By Gregory Hershman, Senior specialist, US policy, PRI
As Congress moves to consider President Biden’s $1.9 trillion stimulus proposal, it is important that their efforts are grounded in principles of equitability, sustainability, and ultimately, responsible investment of our national economy.
Stimulus funds that are targeted can provide vital support to individuals, businesses, and industries severely impacted by the COVID-19 pandemic, while also making investments that drive sustainable economic growth and accelerate the shift to a net-zero economy. Poorly designed stimulus programs, however, can intensify economic disparities that existed before and are being exacerbated by the current crisis.
To mitigate that possibility and get the most out of every taxpayer dollar, stimulus packages should fully consider environmental, social and governance (ESG) principles by:
- Ensuring funding is equitably distributed to communities in need, beginning with those specifically impacted by the current crisis;
- Focusing funds to combat climate change, accelerating the shift to a net-zero economy, and;
- Providing comparable, consistent disclosure requirements for recipients of stimulus funding, helping us better understand whether funds supported or harmed efforts on climate action and social equity.

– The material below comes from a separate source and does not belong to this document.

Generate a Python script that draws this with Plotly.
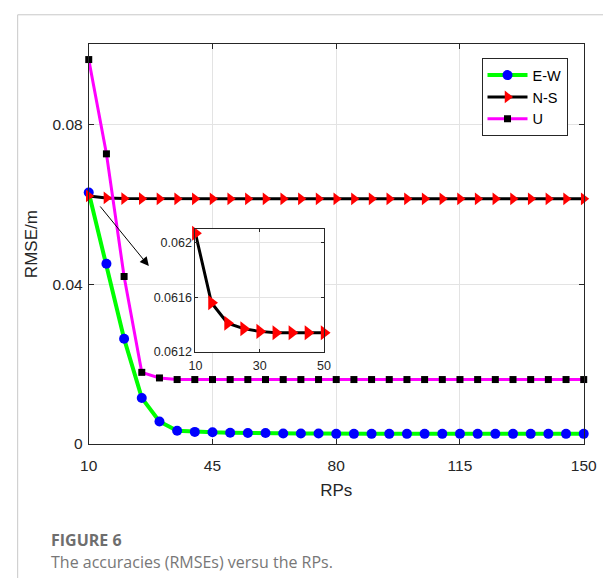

Impact of COVID-19 on women and minority groups
Around the world, the COVID-19 pandemic has hit women and minority communities the hardest. While women have made progress in the US gaining access to the workforce, that progress is being eroded by the pandemic. In the past year, 2.2 million women left the workforce – four times more than male co-workers. In December, the Bureau of Labor Statistics reported that the US lost a net 140,000 jobs, while men gained 16,000 jobs and women lost 156,000.
In the US, Black Americans are dying from COVID-19 at rates two times higher than their share of the population, and Hispanic communities are experiencing infection rates two to four times greater than the rest of the populations. Providing direct support to these communities must be a top priority in stimulus efforts as they deal with outsized disruption in nearly every aspect of their lives, including unemployment that continues to outpace their White neighbors. In December, Congress extended the Paycheck Protection Program, adding $285 billion. Yet only $12 billion, or 4% percent, was set aside for minority-owned businesses that account for 20% of employer businesses. Without funding set aside, it’s unlikely that funds get distributed equitably, as minorities have historically faced higher barriers for financial resources and access to capital.
Investing towards a net-zero economy
Investing in climate action can boost long-term economic growth while also creating an immediate demand for green jobs. The December 2019 stimulus bill reauthorized the Weatherization Assistance Program through 2025 and provided more than $600 million in funding for electric vehicle charging stations. Similar small-scale projects proved most effective at spurring job growth in a review of the 2009 stimulus efforts. These projects can collectively spark a sea change, if national standards for building emissions, fuel economy, and zero emissions vehicles are set in line with a net-zero economy.
National standards should be paired with limits on funding that either increase emissions or slow the transition to a green economy. Last year, nearly $2 billion in federal stimulus dollars was awarded to oil & gas companies. Although intended to pay workers, few guardrails were put in place and at least one company tried to award the exact amount it received - $9.7 million - to executives as bonuses. Fossil fuel investments place a paradoxical economic cost on the rest of the country through unaccountable impacts on environmental and public health  Instead of funding heavy-polluting industries, the focus should be on immediate aid for workers and rapid upskilling, like that recently called for by the US Chamber of Commerce, or R&D to cut emissions.
Ensuring we’re building toward a sustainable future
The 2009 American Recovery and Reinvestment Act injected $900 billion into the economy. Since the 2009 stimulus, we’ve seen that exact amount - $900 billion - in damage to American communities by “billion dollar” extreme weather events alone according to NOAA. Beyond simply knowing where tax dollars are going, companies receiving federal stimulus dollars should be required to disclose their exposure and contribution to climate change. The Task Force on Climate-Related Financial Disclosures (TCFD) has outlined principles showing what an effective disclosure would look like. Other groups such as the Sustainability Accounting Standards Board (SASB) have created working, industry-specific disclosures in line with the TCFD recommendations. Only through consistent, comparable disclosure will we know if stimulus efforts are contributing to climate solutions or simply feeding the growing cycle of climate destruction.
Not all stimulus funding is created equal. Without vision and oversight, in the long-term, stimulus funds may exacerbate the issues we’re seeking to solve. As Congress continues negotiations in the days ahead, Members should focus on environmental, social and governance principles to build back better.